Liz Nielsen (américaine née en 1975) vit et travaille à Brooklyn (NY). Nielsen a étudié la photographie à l’Université de l’Illinois à Chicago (M.F.A.) et les beaux-arts à l’Ecole de l’Institut d’art de Chicago (B.F.A.). Nielsen fait partie de cette nouvelle génération d’artistes qui ont retrouvé les éléments essentiels de la photographie analogique et ses processus comme sujet, ré-imaginant le potentiel abstrait et pictural du médium. Son travail a été présenté lors d’expositions personnelles ou de groupe à Chicago (nota. Zolla/Lieberman Gallery), New York (nota. Danziger Gallery, Laurence Miller Gallery et David Zwirner), en Caroline du Nord (nota. Soco Gallery), Miami (Pulse et Untitled), Berlin, Dublin (sous le commissariat de Jessamyn Fiore) ainsi que récemment à Paris (Paris Photo)…bientôt Londres (solo show à Photo London) mais également à Budapest dans le cadre de sa dernière résidence d’artiste. Des articles sur son travail sont notamment parus dans The New York Times, The New Yorker, Artslant, the Wall Street Journal et dans Libération.
L’esthétique souffre d’une dualité déchirante. Elle désigne d’une part la théorie de la sensibilité comme forme de l’expérience possible; d’autre part la théorie de l’art comme réflexion de l’expérience réelle. Pour que les deux sens se rejoignent, il faut que les conditions de l’expérience en général deviennent elles-mêmes conditions de l’expérience réelle; ainsi l’œuvre d’art, de son côté, apparaît alors réellement comme expérimentation
(Gilles Deleuze, ‘Logique du Sens’ (The Logic of Sense), 1969)
Peindre avec la lumière ou l’art de l’invisible. Dans l’obscurité de la chambre noire, Liz Nielsen fabrique ses propres négatifs, ainsi que des objets tridimensionnels et des masques opaques et transparents tout en manipulant diverses sources de lumières colorées pour composer ses photogrammes. C’est un processus additif : des expositions de lumière se succèdent pour créer des zones de lumière et d’ombre de plus en plus denses, des dégradés et des couches aux contours irréguliers. De vibrants symboles – paysages, totems, lunes, bijoux à facettes biseautées – sont assemblés en simples formes. Mais, fondamentalement, ces images ne sont pas immanentes; elles renvoient vers un ailleurs au-delà de leur apparence. Elles sont, selon Nielsen, comme les portes d’un autre monde, une perception renforcée par la profondeur du papier photographique utilisé.
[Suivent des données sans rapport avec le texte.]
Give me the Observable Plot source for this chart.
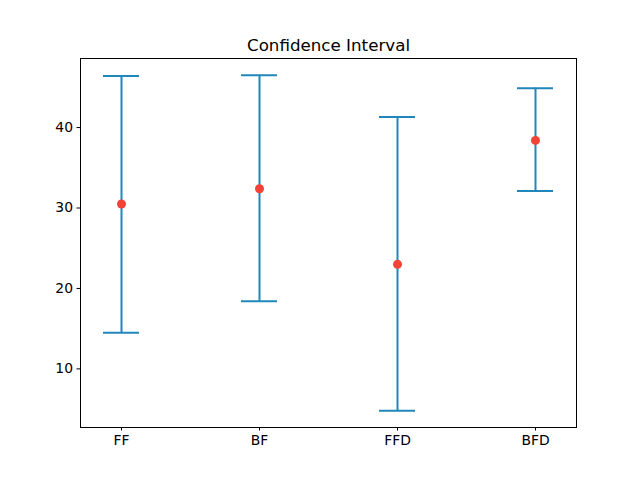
<!DOCTYPE html>
<html>
<head>
<meta charset="utf-8">
<script src="https://cdn.jsdelivr.net/npm/d3@7"></script>
<script src="https://cdn.jsdelivr.net/npm/@observablehq/plot@0.6"></script>
<style>
  html, body { margin: 0; padding: 0; background: #fff; }
  #chart svg { display: block; }
</style>
</head>
<body>
<div id="chart"></div>
<script>
const categories = ["FF", "BF", "FFD", "BFD"];
const means = [30.5, 32.4, 23.0, 38.4];
const lower = [14.5, 18.4, 4.8, 32.1];
const upper = [46.4, 46.5, 41.3, 44.9];
const yTicks = [10, 20, 30, 40];
const title = "Confidence Interval";

const data = categories.map((c, i) => ({cat: c, mean: means[i], lo: lower[i], hi: upper[i]}));

const lineColor = "#2187bb";
const dotColor = "#f44336";

const chart = Plot.plot({
  width: 640,
  height: 480,
  marginTop: 58,
  marginBottom: 53,
  marginLeft: 80,
  marginRight: 64,
  style: {fontFamily: "DejaVu Sans", fontSize: "13.9px", background: "#fff", color: "#000"},
  x: {type: "band", domain: categories, paddingInner: 0.74, paddingOuter: 0.158, label: null},
  y: {domain: [2.715, 48.585], ticks: yTicks, label: null},
  marks: [
    Plot.ruleX(data, {x: "cat", y1: "lo", y2: "hi", stroke: lineColor, strokeWidth: 2}),
    Plot.tickY(data, {x: "cat", y: "hi", stroke: lineColor, strokeWidth: 2}),
    Plot.tickY(data, {x: "cat", y: "lo", stroke: lineColor, strokeWidth: 2}),
    Plot.dot(data, {x: "cat", y: "mean", r: 4.5, fill: dotColor, stroke: "none"}),
    Plot.frame({stroke: "#000", strokeWidth: 1}),
    Plot.axisX({tickSize: 3.5, tickPadding: 4, fontSize: 13.9, stroke: "#000"}),
    Plot.axisY({ticks: yTicks, tickSize: 3.5, tickPadding: 4, fontSize: 13.9, stroke: "#000"}),
    Plot.text([title], {frameAnchor: "top", lineAnchor: "bottom", dy: -8, fontSize: 16.7, fill: "#000"})
  ]
});
document.getElementById("chart").appendChild(chart);
</script>
</body>
</html>
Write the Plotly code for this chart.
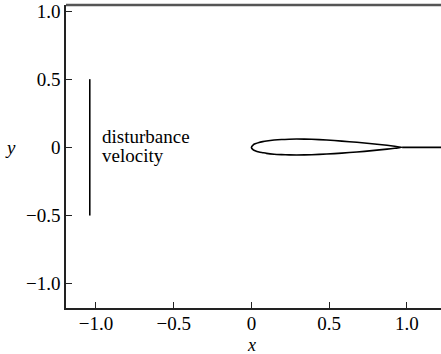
import plotly.graph_objects as go

# Airfoil surface coordinates (chord ~0.97)
x_upper = [0, 0.012, 0.024, 0.049, 0.073, 0.097, 0.146, 0.194, 0.243, 0.291, 0.388, 0.485, 0.582, 0.679, 0.776, 0.873, 0.922, 0.97]
y_upper = [0, 0.019, 0.026, 0.036, 0.042, 0.047, 0.054, 0.058, 0.060, 0.061, 0.059, 0.054, 0.046, 0.037, 0.027, 0.015, 0.008, 0]
x_lower = [0, 0.012, 0.024, 0.049, 0.073, 0.097, 0.146, 0.194, 0.243, 0.291, 0.388, 0.485, 0.582, 0.679, 0.776, 0.873, 0.922, 0.97]
y_lower = [0, -0.018, -0.025, -0.034, -0.039, -0.044, -0.050, -0.053, -0.055, -0.056, -0.054, -0.049, -0.042, -0.034, -0.024, -0.013, -0.007, 0]

# Wake line
x_wake = [0.97, 1.22]
y_wake = [0, 0]

# Disturbance velocity line
x_dist = [-1.04, -1.04]
y_dist = [-0.5, 0.5]

tick_vals = [-1.0, -0.5, 0, 0.5, 1.0]
tick_text = ["\u22121.0", "\u22120.5", "0", "0.5", "1.0"]

FONT = "Liberation Serif, DejaVu Serif, serif"
line = dict(color="black", width=1.6)

fig = go.Figure()
fig.add_trace(go.Scatter(x=x_upper[::-1] + x_lower[1:], y=y_upper[::-1] + y_lower[1:],
                         mode="lines", line=dict(color="black", width=1.6, shape="spline", smoothing=0.6)))
fig.add_trace(go.Scatter(x=x_wake, y=y_wake, mode="lines", line=line))
fig.add_trace(go.Scatter(x=x_dist, y=y_dist, mode="lines", line=line))

fig.add_annotation(x=-0.975, y=0.077, xref="x", yref="y", text="disturbance",
                   showarrow=False, xanchor="left", yanchor="middle",
                   font=dict(family=FONT, size=19, color="black"))
fig.add_annotation(x=-0.975, y=-0.057, xref="x", yref="y", text="velocity",
                   showarrow=False, xanchor="left", yanchor="middle",
                   font=dict(family=FONT, size=19, color="black"))
fig.add_annotation(x=0, y=-0.122, xref="x", yref="paper", text="<i>x</i>", showarrow=False,
                   xanchor="center", yanchor="middle",
                   font=dict(family=FONT, size=18, color="black"))
fig.add_annotation(x=-0.149, y=0, xref="paper", yref="y", text="<i>y</i>", showarrow=False,
                   xanchor="center", yanchor="middle",
                   font=dict(family=FONT, size=19, color="black"))

# top border
fig.add_shape(type="line", xref="paper", yref="paper", x0=0, x1=1, y0=1, y1=1,
              line=dict(color="#555555", width=2.5))

axis_common = dict(showgrid=False, zeroline=False, showline=True, linecolor="#222222", linewidth=1.6,
                   ticks="inside", ticklen=6, tickwidth=1.3, tickcolor="#222222",
                   tickfont=dict(family=FONT, size=19, color="black"),
                   tickvals=tick_vals, ticktext=tick_text)

fig.update_layout(
    width=441, height=354,
    margin=dict(l=66, r=0, t=5, b=46),
    paper_bgcolor="white", plot_bgcolor="white",
    showlegend=False,
    font=dict(family=FONT),
    xaxis=dict(range=[-1.193, 1.22], ticklabelstandoff=-3, **axis_common),
    yaxis=dict(range=[-1.178, 1.044], **axis_common),
)
fig.write_html("out.html")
Si Nielsen élabore ses œuvres à l’aveugle, sans lumière, l’obscurité de la chambre noire est son allié. Comme dans la plupart des processus photographiques, le papier d’impression est blanc jusqu’à ce que l’image latente se révèle au cours du développement. Pourtant, même quand ces images ont atteint leur stade final et que leurs couleurs sont révélées, il s’y dégage comme une “présence absente”, de l’ordre de l’insaisissable. Ainsi une perception subjective se forme quelque part entre la surface de l’oeuvre et l’infini de l’esprit humain. Les oeuvres de Nielsen ne sont pas sans rappeler les hologrammes de James Turrell ou les installations de Dan Graham en verre et miroir sans tain, qui semblent donner de la profondeur à une image tout en déniant sa matérialité. De même dans les œuvres de Nielsen quelque chose se trouve dans l’espace entre moi-même et la surface de l’image. Comme une hallucination, j’essaie de m’y concentrer en déplaçant, tendant, mon cou ou même en plissant ou essuyant mes yeux. C’est à la fois déconcertant et fantastique, comme une découverte de quelque chose de nouveau en soi-même.
L’oeuvre de Nielsen complique l’affirmation que l’existence se définit par la présence matérielle. Son oeuvre est à la fois sur le support papier et, radicalement, ailleurs ; dans cet intervalle du perceptible et de l’imperceptible. Trouver cette « existence » est le grand mystère de cette œuvre, intangible, mais qui occupe néanmoins un espace philosophique important.